Return only the lines from the start of the records through the line that contains "mean_test3b = [0.218, 0.35, 0.447, 0.60, 0.80, 1.0]", inclusive; leave out all pictures.

--------------------------------------------------

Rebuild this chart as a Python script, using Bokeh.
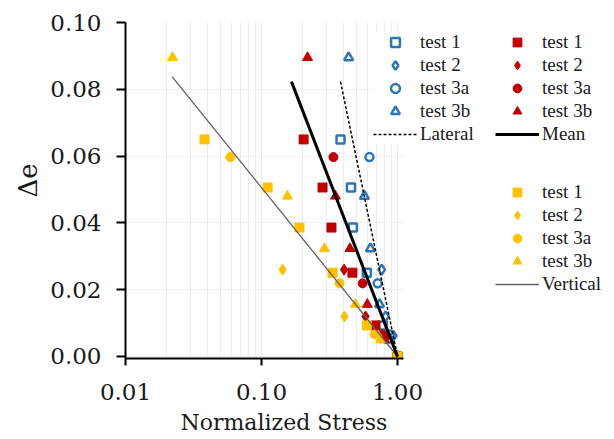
from bokeh.plotting import figure
from bokeh.models import (Range1d, FixedTicker, NumeralTickFormatter, Legend,
                          LegendItem, Title)
from bokeh.embed import file_html
from bokeh.resources import INLINE

# Void-ratio change levels for each test (shared by the three stress measures)
test1_de = [0.065, 0.0506, 0.0386, 0.0251, 0.0093, 0.0]
test2_de = [0.026, 0.012, 0.0062, 0.0]
test3a_de = [0.0597, 0.0219, 0.0066, 0.0]
test3b_de = [0.0895, 0.048, 0.0323, 0.0156, 0.005, 0.0]

# Normalized lateral stress
lat_test1 = [0.381, 0.455, 0.47, 0.595, 0.78, 1.0]
lat_test2 = [0.765, 0.817, 0.93, 1.0]
lat_test3a = [0.622, 0.715, 0.88, 1.0]
lat_test3b = [0.437, 0.571, 0.632, 0.738, 0.86, 1.0]

# Normalized mean stress
mean_test1 = [0.204, 0.281, 0.327, 0.466, 0.689, 1.0]
mean_test2 = [0.405, 0.582, 0.84, 1.0]
mean_test3a = [0.338, 0.554, 0.776, 1.0]
mean_test3b = [0.218, 0.35, 0.447, 0.60, 0.80, 1.0]

# Normalized vertical stress
vert_test1 = [0.0381, 0.111, 0.19, 0.333, 0.595, 1.0]
vert_test2 = [0.143, 0.407, 0.72, 1.0]
vert_test3a = [0.059, 0.375, 0.678, 1.0]
vert_test3b = [0.0222, 0.155, 0.29, 0.491, 0.75, 1.0]

# Trend lines
lateral_x = [0.381, 1.0]
lateral_y = [0.0823, 0.0]
mean_x = [0.166, 1.0]
mean_y = [0.0823, 0.0]
vertical_x = [0.022, 1.0]
vertical_y = [0.0838, 0.0]

test_names = ["test 1", "test 2", "test 3a", "test 3b"]
x_ticks = [0.01, 0.1, 1.0]
y_ticks = [0.0, 0.02, 0.04, 0.06, 0.08, 0.10]
x_title = "Normalized Stress"
y_title = "Δe"

BLUE = "#2E75B6"
RED = "#C00000"
YELLOW = "#FFC000"
AXIS_FONT = "DejaVu Serif"
LEGEND_FONT = "Liberation Serif"
TEXT = "#1a1a1a"

X_AXIS_END = 1.107   # where the drawn axis stops
# the frame runs on to the right edge so that the legends sit inside it
p = figure(width=614, height=439, x_axis_type="log",
           x_range=Range1d(0.01, 39.4), y_range=Range1d(-0.0006, 0.1),
           output_backend="svg", toolbar_location=None,
           min_border_left=125, min_border_right=0,
           min_border_top=22, min_border_bottom=81)
p.outline_line_color = None

# axes
minor = [m * d for d in (0.01, 0.1) for m in range(2, 10)]
xa = p.xaxis[0]
xa.ticker = FixedTicker(ticks=x_ticks, minor_ticks=minor)
xa.formatter = NumeralTickFormatter(format="0.00")
xa.bounds = (0.01, X_AXIS_END)
xa.major_tick_out = 7
xa.major_tick_in = 0
xa.minor_tick_line_color = None
xa.major_label_standoff = 18

ya = p.yaxis[0]
ya.ticker = FixedTicker(ticks=y_ticks)
ya.formatter = NumeralTickFormatter(format="0.00")
ya.major_tick_out = 9
ya.major_tick_in = 0
ya.minor_tick_line_color = None
ya.major_label_standoff = 15

for ax in (xa, ya):
    ax.axis_line_width = 2
    ax.axis_line_color = "black"
    ax.major_tick_line_width = 2
    ax.major_tick_line_color = "black"
    ax.major_label_text_font = AXIS_FONT
    ax.major_label_text_font_size = "23px"
    ax.major_label_text_color = TEXT

# axis titles, placed along the drawn part of each axis
p.add_layout(Title(text=x_title, align="left", offset=55, standoff=10,
                   text_font=AXIS_FONT, text_font_size="22px",
                   text_font_style="normal", text_color=TEXT), "below")
p.add_layout(Title(text=y_title, align="left", offset=161, standoff=10,
                   text_font=AXIS_FONT, text_font_size="26px",
                   text_font_style="normal", text_color=TEXT), "left")

p.xgrid.grid_line_color = "#ececec"
p.xgrid.minor_grid_line_color = "#ececec"
p.ygrid.grid_line_color = "#efefef"
p.ygrid.cross_bounds = (0.01, X_AXIS_END)

markers = ["square", "diamond", "circle", "triangle"]
sizes = [9, 11, 9, 10]
de_sets = [test1_de, test2_de, test3a_de, test3b_de]


def series(xsets, color, hollow):
    rends = []
    for xs, ys, mk, sz in zip(xsets, de_sets, markers, sizes):
        if hollow:
            r = p.scatter(xs, ys, marker=mk, size=sz - 1, line_color=color,
                          line_width=2.5, fill_alpha=0)
        else:
            r = p.scatter(xs, ys, marker=mk, size=sz, line_color=color,
                          fill_color=color, line_width=1)
        rends.append(r)
    return rends


blue = series([lat_test1, lat_test2, lat_test3a, lat_test3b], BLUE, True)
red = series([mean_test1, mean_test2, mean_test3a, mean_test3b], RED, False)
yellow = series([vert_test1, vert_test2, vert_test3a, vert_test3b], YELLOW, False)

vert_line = p.line(vertical_x, vertical_y, line_color="#606060", line_width=1.3)
lat_line = p.line(lateral_x, lateral_y, line_color="black", line_width=1.5,
                  line_dash="3 2")
mean_line = p.line(mean_x, mean_y, line_color="black", line_width=3)


def add_legend(rends, line_rend, line_name, loc):
    items = [LegendItem(label=n, renderers=[r]) for n, r in zip(test_names, rends)]
    items.append(LegendItem(label=line_name, renderers=[line_rend]))
    lg = Legend(items=items, location=loc, orientation="vertical",
                glyph_width=44, glyph_height=22, label_height=22,
                spacing=1, padding=0, margin=0, label_standoff=3,
                border_line_color=None, background_fill_color="white",
                background_fill_alpha=1.0,
                label_text_font=LEGEND_FONT, label_text_font_size="19px",
                label_text_color=TEXT)
    p.add_layout(lg)


add_legend(blue, lat_line, "Lateral", (248, 213))
add_legend(red, mean_line, "Mean", (370, 213))
add_legend(yellow, vert_line, "Vertical", (370, 63))

open("out.html", "w").write(file_html(p, INLINE))
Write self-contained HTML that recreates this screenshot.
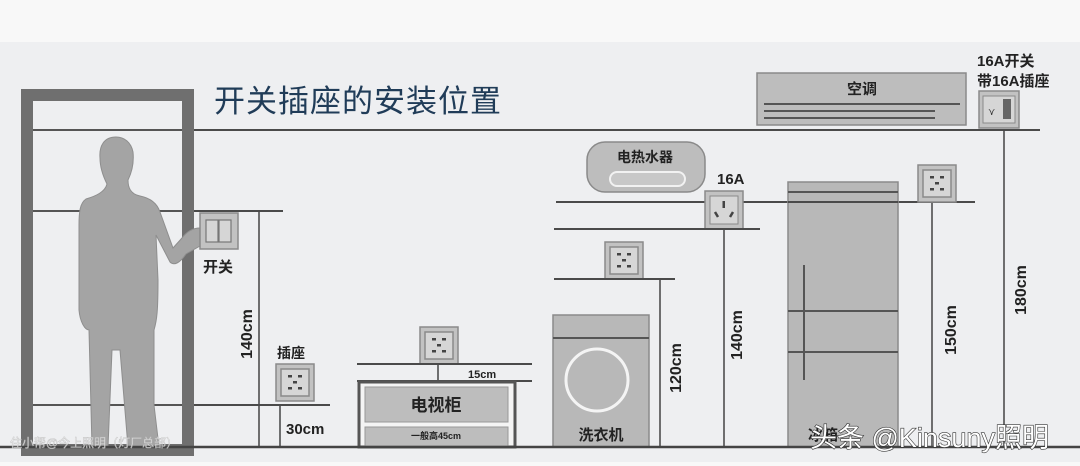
<!DOCTYPE html>
<html><head><meta charset="utf-8"><style>
html,body{margin:0;padding:0;background:#f7f7f7}
svg{display:block}
text{font-family:"Liberation Sans","Noto Sans CJK SC",sans-serif}
</style></head><body>
<svg width="1080" height="466" viewBox="0 0 1080 466" xmlns="http://www.w3.org/2000/svg">
<defs>
<g id="sock">
<rect x="0" y="0" width="38" height="37" fill="#c2c2c2" stroke="#8a8a8a" stroke-width="1.5"/>
<rect x="5" y="5" width="28" height="27" fill="#d6d6d6" stroke="#8a8a8a" stroke-width="1.5"/>
<rect x="12" y="11" width="4" height="2.5" fill="#444"/><rect x="22" y="11" width="4" height="2.5" fill="#444"/>
<rect x="17" y="17" width="4" height="2.5" fill="#444"/>
<rect x="12" y="23" width="4" height="2.5" fill="#444"/><rect x="22" y="23" width="4" height="2.5" fill="#444"/>
</g>
</defs>
<rect x="0" y="0" width="1080" height="466" fill="#f8f8f8"/>
<rect x="0" y="42" width="1080" height="420" fill="#eeeff1"/>
<!-- door -->
<rect x="27" y="95" width="161" height="355" fill="none" stroke="#6f6f6f" stroke-width="12"/>
<line x1="33" y1="130" x2="182" y2="130" stroke="#555" stroke-width="2"/>
<line x1="33" y1="211" x2="182" y2="211" stroke="#555" stroke-width="2"/>
<line x1="33" y1="405" x2="182" y2="405" stroke="#555" stroke-width="2"/>
<!-- person -->
<path d="M116 137 C104 137 99 146 100 158 C100 166 103 176 107 184 C105 192 96 196 86 199 C80 203 79 212 79 225 L79 310 C80 322 85 330 89 330 L92 447 L108 447 L112 350 L120 350 L128 447 L159 447 L154 405 L154 330 C157 320 158 310 158 280 L156 235 L170 262 C174 266 180 263 186 254 L200 246 L200 228 C194 228 188 230 182 238 L173 248 L160 212 C157 203 150 198 140 196 C130 194 128 187 128 180 C132 172 134 162 133 152 C131 142 124 137 116 137 Z" fill="#a4a4a4" stroke="#8e8e8e" stroke-width="1"/>
<!-- title -->
<text x="214" y="112" font-size="31" fill="#203c58" letter-spacing="1">开关插座的安装位置</text>
<!-- top line -->
<line x1="194" y1="130" x2="1040" y2="130" stroke="#4a4a4a" stroke-width="2"/>
<!-- switch -->
<line x1="194" y1="211" x2="283" y2="211" stroke="#4a4a4a" stroke-width="2"/>
<rect x="200" y="213" width="38" height="36" fill="#c2c2c2" stroke="#8a8a8a" stroke-width="1.5"/>
<rect x="206" y="220" width="12" height="22" fill="#d6d6d6" stroke="#777" stroke-width="1.2"/>
<rect x="219" y="220" width="12" height="22" fill="#d6d6d6" stroke="#777" stroke-width="1.2"/>
<text x="203" y="272" font-size="15" font-weight="bold" fill="#222">开关</text>
<line x1="259" y1="212" x2="259" y2="447" stroke="#444" stroke-width="1.5"/>
<text transform="translate(252,334) rotate(-90)" font-size="16" font-weight="bold" fill="#222" text-anchor="middle">140cm</text>
<!-- socket 1 -->
<text x="277" y="358" font-size="14" font-weight="bold" fill="#222">插座</text>
<use href="#sock" x="276" y="364"/>
<line x1="194" y1="405" x2="330" y2="405" stroke="#4a4a4a" stroke-width="2"/>
<line x1="280" y1="406" x2="280" y2="447" stroke="#444" stroke-width="1.5"/>
<text x="286" y="434" font-size="15" font-weight="bold" fill="#222">30cm</text>
<!-- TV cabinet -->
<use href="#sock" x="420" y="327"/>
<line x1="357" y1="364" x2="532" y2="364" stroke="#4a4a4a" stroke-width="2"/>
<line x1="438" y1="365" x2="438" y2="381" stroke="#444" stroke-width="1.5"/>
<text x="468" y="378" font-size="11" font-weight="bold" fill="#222">15cm</text>
<line x1="357" y1="381" x2="532" y2="381" stroke="#4a4a4a" stroke-width="2"/>
<rect x="359" y="382" width="156" height="65" fill="#f4f4f4" stroke="#555" stroke-width="3"/>
<rect x="365" y="387" width="143" height="35" fill="#bdbdbd" stroke="#999"/>
<rect x="365" y="427" width="143" height="19" fill="#bdbdbd" stroke="#999"/>
<text x="436" y="411" font-size="17" font-weight="bold" fill="#222" text-anchor="middle">电视柜</text>
<text x="436" y="439" font-size="9" font-weight="bold" fill="#222" text-anchor="middle">一般高45cm</text>
<!-- AC -->
<rect x="757" y="73" width="209" height="52" fill="#bdbdbd" stroke="#8a8a8a" stroke-width="1.5"/>
<text x="862" y="94" font-size="15" font-weight="bold" fill="#222" text-anchor="middle">空调</text>
<line x1="764" y1="104" x2="960" y2="104" stroke="#555" stroke-width="2"/>
<line x1="764" y1="111" x2="935" y2="111" stroke="#555" stroke-width="2"/>
<line x1="764" y1="118" x2="935" y2="118" stroke="#555" stroke-width="2"/>
<text x="977" y="66" font-size="15" font-weight="bold" fill="#222">16A开关</text>
<text x="977" y="86" font-size="15" font-weight="bold" fill="#222">带16A插座</text>
<rect x="979" y="91" width="40" height="37" fill="#c2c2c2" stroke="#8a8a8a" stroke-width="1.5"/>
<rect x="983" y="96" width="32" height="27" fill="#d6d6d6" stroke="#8a8a8a"/>
<rect x="1003" y="99" width="8" height="20" fill="#666"/>
<text x="988" y="115" font-size="10" fill="#333">⋎</text>
<line x1="1004" y1="130" x2="1004" y2="447" stroke="#444" stroke-width="1.5"/>
<text transform="translate(1026,290) rotate(-90)" font-size="16" font-weight="bold" fill="#222" text-anchor="middle">180cm</text>
<!-- water heater -->
<rect x="587" y="142" width="118" height="50" rx="18" fill="#bdbdbd" stroke="#8a8a8a" stroke-width="1.5"/>
<text x="645" y="162" font-size="14" font-weight="bold" fill="#222" text-anchor="middle">电热水器</text>
<rect x="610" y="172" width="75" height="14" rx="7" fill="#c8c8c8" stroke="#f2f2f2" stroke-width="2"/>
<text x="717" y="184" font-size="15" font-weight="bold" fill="#222">16A</text>
<line x1="556" y1="202" x2="975" y2="202" stroke="#4a4a4a" stroke-width="2"/>
<!-- fridge -->
<rect x="788" y="182" width="110" height="265" fill="#b8b8b8" stroke="#8a8a8a" stroke-width="1.5"/>
<line x1="788" y1="192" x2="898" y2="192" stroke="#555" stroke-width="2"/>
<line x1="788" y1="202" x2="898" y2="202" stroke="#4a4a4a" stroke-width="2"/>
<line x1="788" y1="311" x2="898" y2="311" stroke="#555" stroke-width="2"/>
<line x1="788" y1="352" x2="898" y2="352" stroke="#555" stroke-width="2"/>
<line x1="804" y1="265" x2="804" y2="380" stroke="#555" stroke-width="2"/>
<rect x="705" y="191" width="38" height="38" fill="#c2c2c2" stroke="#8a8a8a" stroke-width="1.5"/>
<rect x="710" y="196" width="28" height="28" fill="#d6d6d6" stroke="#8a8a8a"/>
<rect x="722.5" y="201" width="2.5" height="7" fill="#444"/>
<line x1="715" y1="212" x2="718" y2="217" stroke="#444" stroke-width="2.5"/>
<line x1="733" y1="212" x2="730" y2="217" stroke="#444" stroke-width="2.5"/>
<line x1="554" y1="229" x2="760" y2="229" stroke="#4a4a4a" stroke-width="2"/>
<line x1="724" y1="230" x2="724" y2="447" stroke="#444" stroke-width="1.5"/>
<text transform="translate(742,335) rotate(-90)" font-size="16" font-weight="bold" fill="#222" text-anchor="middle">140cm</text>
<!-- socket 4 -->
<use href="#sock" x="918" y="165"/>
<line x1="932" y1="203" x2="932" y2="447" stroke="#444" stroke-width="1.5"/>
<text transform="translate(956,330) rotate(-90)" font-size="16" font-weight="bold" fill="#222" text-anchor="middle">150cm</text>
<!-- socket 3 / washer -->
<use href="#sock" x="605" y="242"/>
<line x1="554" y1="279" x2="675" y2="279" stroke="#4a4a4a" stroke-width="2"/>
<line x1="660" y1="280" x2="660" y2="447" stroke="#444" stroke-width="1.5"/>
<text transform="translate(681,368) rotate(-90)" font-size="16" font-weight="bold" fill="#222" text-anchor="middle">120cm</text>
<rect x="553" y="315" width="96" height="132" fill="#b8b8b8" stroke="#8a8a8a" stroke-width="1.5"/>
<line x1="553" y1="338" x2="649" y2="338" stroke="#555" stroke-width="2"/>
<circle cx="597" cy="380" r="31" fill="#b8b8b8" stroke="#f4f4f4" stroke-width="3"/>
<text x="601" y="440" font-size="15" font-weight="bold" fill="#222" text-anchor="middle">洗衣机</text>
<text x="808" y="440" font-size="15" font-weight="bold" fill="#222">冰箱</text>
<!-- floor -->
<line x1="0" y1="447" x2="1080" y2="447" stroke="#444" stroke-width="2.5"/>
<!-- watermarks -->
<text x="10" y="447" font-size="12" fill="#ffffff" stroke="#bbb" stroke-width="0.5" opacity="0.8">住小帮@今上照明（灯厂总部）</text>
<text x="810" y="447" font-size="27" fill="#ffffff" stroke="#333" stroke-width="1.2" paint-order="stroke">头条 @Kinsuny照明</text>
</svg>
</body></html>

--------------------------------------------------

◆ **FINAL RESULT**
Rebuild this chart as a Python script, using Bokeh.
from bokeh.plotting import figure
from bokeh.models import (Range1d, FixedTicker, NumeralTickFormatter, Legend,
                          LegendItem, Title)
from bokeh.embed import file_html
from bokeh.resources import INLINE

# Void-ratio change levels for each test (shared by the three stress measures)
test1_de = [0.065, 0.0506, 0.0386, 0.0251, 0.0093, 0.0]
test2_de = [0.026, 0.012, 0.0062, 0.0]
test3a_de = [0.0597, 0.0219, 0.0066, 0.0]
test3b_de = [0.0895, 0.048, 0.0323, 0.0156, 0.005, 0.0]

# Normalized lateral stress
lat_test1 = [0.381, 0.455, 0.47, 0.595, 0.78, 1.0]
lat_test2 = [0.765, 0.817, 0.93, 1.0]
lat_test3a = [0.622, 0.715, 0.88, 1.0]
lat_test3b = [0.437, 0.571, 0.632, 0.738, 0.86, 1.0]

# Normalized mean stress
mean_test1 = [0.204, 0.281, 0.327, 0.466, 0.689, 1.0]
mean_test2 = [0.405, 0.582, 0.84, 1.0]
mean_test3a = [0.338, 0.554, 0.776, 1.0]
mean_test3b = [0.218, 0.35, 0.447, 0.60, 0.80, 1.0]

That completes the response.